Participants are able to:
explore the relationship and interplay between the five senses
visit a local farmstead to enjoy farm-to-table culinary experiences
learn novel approaches to developing flavor, preserving nutrients and creating new products
“The experience cements your ability to talk about culinary in a way that gives you confidence about where you stand as a chef.”
–Chef Barry Greenberg
Session Two: Health & Wellness
In the second gathering, participants will strengthen their knowledge of healthy cooking and wellness beyond nutrition.
Among other activities, participants will:
explore ways to incorporate more nutritious ingredients into desserts
modify recipes to reflect the growing number of dietary restrictions
examine topics related to the wellness and mental health of staff
Session Three: Leadership & Innovation
In the final gathering, participants sharpen their leadership skills while exploring the changing face of food and cooking methods.
Participants can expect to:
explore proven strategies for sparking creativity
learn critical subject matter in presentations by foodservice leaders
tour of some of the most prestigious operations in New York City with the opportunity to converse and learn from their chefs
“The chefs can implement the things they’ve learned, not just from the program but also from other chefs within the program.”

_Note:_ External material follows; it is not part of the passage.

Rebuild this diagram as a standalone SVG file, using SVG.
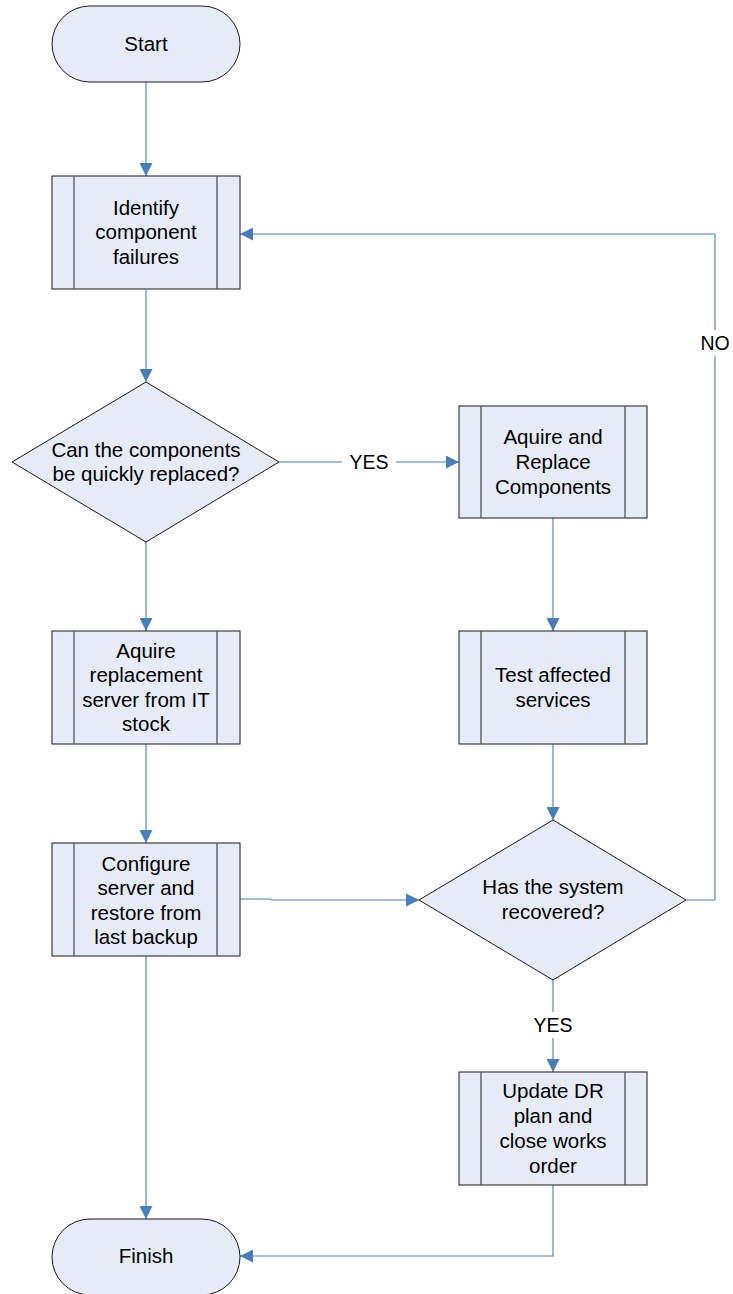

–Blake Flores, Director of Marketing at Hormel Foodservice
JOINING THE CIRCLE
In addition to receiving Continuing Education Units, participants become members of the Hormel Circle of Innovation upon completing the program. This elite group of chefs establishes an ongoing network of learning and dialogue with the CIA, Hormel Foods and CEIP alumni.
“If this program doesn’t inspire you, I don’t know what will,” says Chef Barry. “The experience is invaluable. It cements your ability to talk about culinary in a way that gives you confidence to feel good about where you stand as a chef and culinarian.”